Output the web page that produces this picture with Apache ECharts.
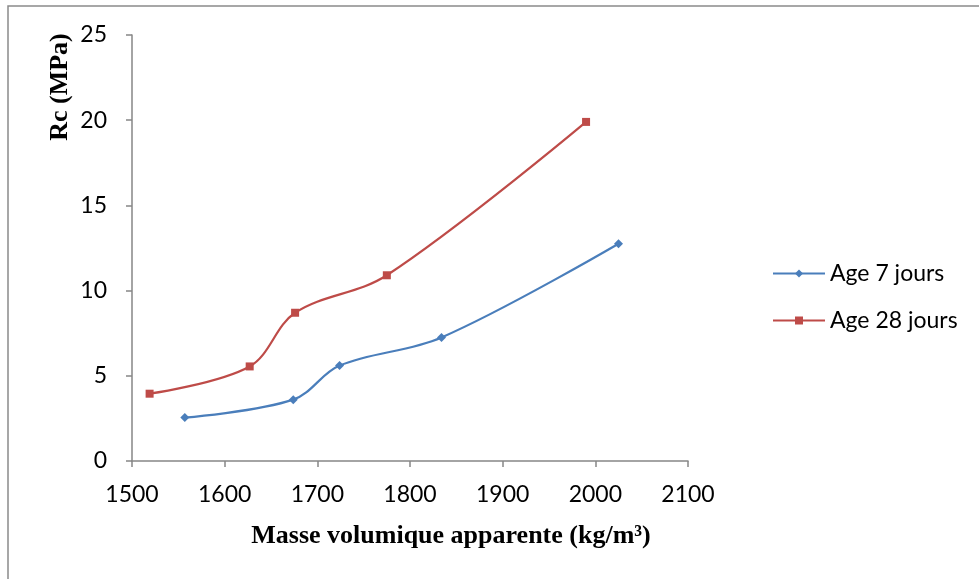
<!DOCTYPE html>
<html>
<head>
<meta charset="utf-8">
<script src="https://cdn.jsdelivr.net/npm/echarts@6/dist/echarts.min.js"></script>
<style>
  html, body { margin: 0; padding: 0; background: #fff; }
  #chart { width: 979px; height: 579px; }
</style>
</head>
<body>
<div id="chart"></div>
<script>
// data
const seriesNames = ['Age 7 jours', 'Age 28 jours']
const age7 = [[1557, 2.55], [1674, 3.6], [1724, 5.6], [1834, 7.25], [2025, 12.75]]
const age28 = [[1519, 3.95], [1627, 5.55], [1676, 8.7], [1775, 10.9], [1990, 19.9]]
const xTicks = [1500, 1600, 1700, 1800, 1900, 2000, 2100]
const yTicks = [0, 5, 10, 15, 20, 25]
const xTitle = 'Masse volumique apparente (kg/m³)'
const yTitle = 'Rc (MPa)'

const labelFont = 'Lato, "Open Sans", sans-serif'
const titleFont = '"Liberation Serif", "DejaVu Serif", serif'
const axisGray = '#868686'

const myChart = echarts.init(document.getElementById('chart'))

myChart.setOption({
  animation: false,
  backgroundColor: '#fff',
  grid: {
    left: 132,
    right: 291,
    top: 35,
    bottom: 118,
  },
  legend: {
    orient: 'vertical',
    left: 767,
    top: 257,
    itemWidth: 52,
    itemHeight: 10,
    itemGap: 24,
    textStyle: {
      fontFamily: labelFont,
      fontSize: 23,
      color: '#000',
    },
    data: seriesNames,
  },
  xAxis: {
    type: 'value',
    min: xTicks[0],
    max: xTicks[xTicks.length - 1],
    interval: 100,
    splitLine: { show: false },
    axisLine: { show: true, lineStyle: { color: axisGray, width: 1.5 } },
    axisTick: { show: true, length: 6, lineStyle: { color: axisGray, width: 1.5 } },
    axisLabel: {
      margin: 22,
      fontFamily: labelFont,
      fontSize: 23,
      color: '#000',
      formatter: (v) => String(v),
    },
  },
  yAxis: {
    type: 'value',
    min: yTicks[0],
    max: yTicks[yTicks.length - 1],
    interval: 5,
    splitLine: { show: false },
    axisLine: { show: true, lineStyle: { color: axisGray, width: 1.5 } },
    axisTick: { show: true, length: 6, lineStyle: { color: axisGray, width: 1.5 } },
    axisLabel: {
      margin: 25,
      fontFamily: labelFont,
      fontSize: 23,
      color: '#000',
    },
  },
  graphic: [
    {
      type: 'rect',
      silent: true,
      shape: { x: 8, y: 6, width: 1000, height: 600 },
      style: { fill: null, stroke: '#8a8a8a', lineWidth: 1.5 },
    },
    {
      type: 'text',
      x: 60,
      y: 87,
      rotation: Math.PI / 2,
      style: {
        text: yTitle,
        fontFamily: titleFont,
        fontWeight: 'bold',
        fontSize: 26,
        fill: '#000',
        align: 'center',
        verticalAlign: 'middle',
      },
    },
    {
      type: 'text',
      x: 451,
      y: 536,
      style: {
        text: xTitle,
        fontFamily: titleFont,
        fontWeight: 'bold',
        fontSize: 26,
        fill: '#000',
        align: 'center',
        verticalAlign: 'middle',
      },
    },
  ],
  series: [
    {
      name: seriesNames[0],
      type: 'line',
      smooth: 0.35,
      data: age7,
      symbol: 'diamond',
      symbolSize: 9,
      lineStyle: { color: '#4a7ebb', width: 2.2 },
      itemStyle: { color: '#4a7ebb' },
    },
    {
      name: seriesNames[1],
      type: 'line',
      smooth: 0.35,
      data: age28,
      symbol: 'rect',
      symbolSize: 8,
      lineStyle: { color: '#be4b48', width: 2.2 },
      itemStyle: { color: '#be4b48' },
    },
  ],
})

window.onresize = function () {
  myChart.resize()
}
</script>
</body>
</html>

□ □ □ □ □

(Directions):
Everything from the first line of the listing above through the line that contains "const myChart = echarts.init(document.getElementById('chart'))" is to be restated word for word, minus the pictures.

(Task result):
Output the web page that produces this picture with Apache ECharts.
<!DOCTYPE html>
<html>
<head>
<meta charset="utf-8">
<script src="https://cdn.jsdelivr.net/npm/echarts@6/dist/echarts.min.js"></script>
<style>
  html, body { margin: 0; padding: 0; background: #fff; }
  #chart { width: 979px; height: 579px; }
</style>
</head>
<body>
<div id="chart"></div>
<script>
// data
const seriesNames = ['Age 7 jours', 'Age 28 jours']
const age7 = [[1557, 2.55], [1674, 3.6], [1724, 5.6], [1834, 7.25], [2025, 12.75]]
const age28 = [[1519, 3.95], [1627, 5.55], [1676, 8.7], [1775, 10.9], [1990, 19.9]]
const xTicks = [1500, 1600, 1700, 1800, 1900, 2000, 2100]
const yTicks = [0, 5, 10, 15, 20, 25]
const xTitle = 'Masse volumique apparente (kg/m³)'
const yTitle = 'Rc (MPa)'

const labelFont = 'Lato, "Open Sans", sans-serif'
const titleFont = '"Liberation Serif", "DejaVu Serif", serif'
const axisGray = '#868686'

const myChart = echarts.init(document.getElementById('chart'))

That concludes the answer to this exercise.